COUPP experiment tightens limits on dark matter

Physicists revive bubble chamber technology to search for WIMPs

Physicist Mike Crisler inspects the bubble chamber of the Chicagoland Observatory for Underground Particle Physics experiment. Click here for more information.

Scientists working on the COUPP experiment at the Department of Energy’s Fermi National Accelerator Laboratory today (February 14) announced a new development in the quest to observe dark matter. The Chicagoland Observatory for Underground Particle Physics experiment tightened constraints on the “spin-dependent” properties of WIMPS, weakly interacting massive particles that are candidates for dark matter. Their results, combined with the findings of other dark matter searches, contradict the claims for the observation of such particles by the Dark Matter experiment (DAMA) in Italy and further restrict the hunting ground for physicists to track their dark matter quarry.

The COUPP experiment also proved that dusting off an old technology of particle physics, the bubble chamber, offers extraordinary potential as a tool in the search for dark matter.

COUPP uses a glass jar filled with about a liter of iodotrifluoromethane, a fire-extinguishing liquid also known as CF3I. Click here for more information.

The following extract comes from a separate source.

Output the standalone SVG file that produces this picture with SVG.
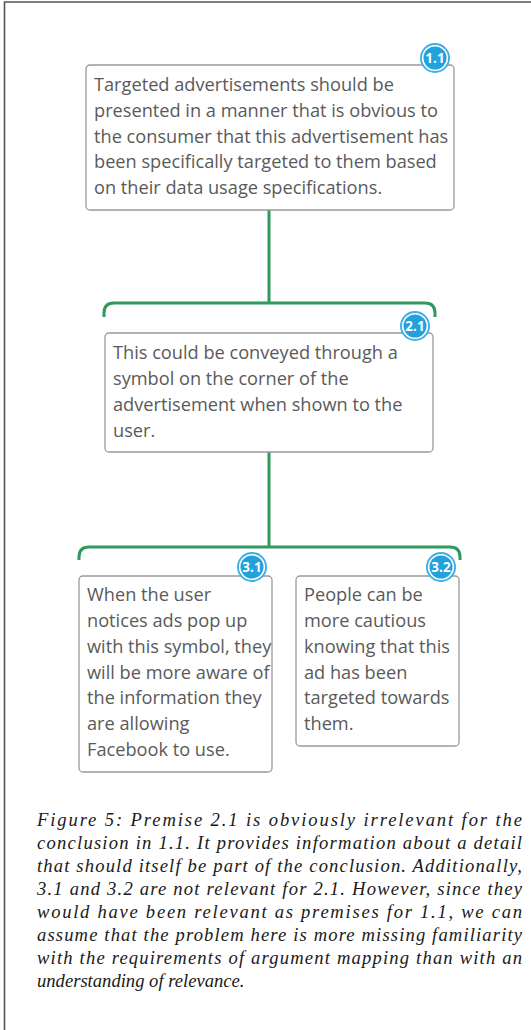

“Our first results are extremely encouraging, and bubble-chamber technology is eminently scale-able,” said Juan Collar, a University of Chicago professor and spokesman of the COUPP collaboration, which includes 16 scientists and students from the University of Chicago; Indiana University South Bend; and DOE’s Fermilab. “We expect that COUPP will soon have a sweeping sensitivity to dark matter particles, simultaneously exploring both spin-dependent and spin-independent mechanisms for dark matter interaction. This is just one of the aspects that set our experiment apart from the competition.”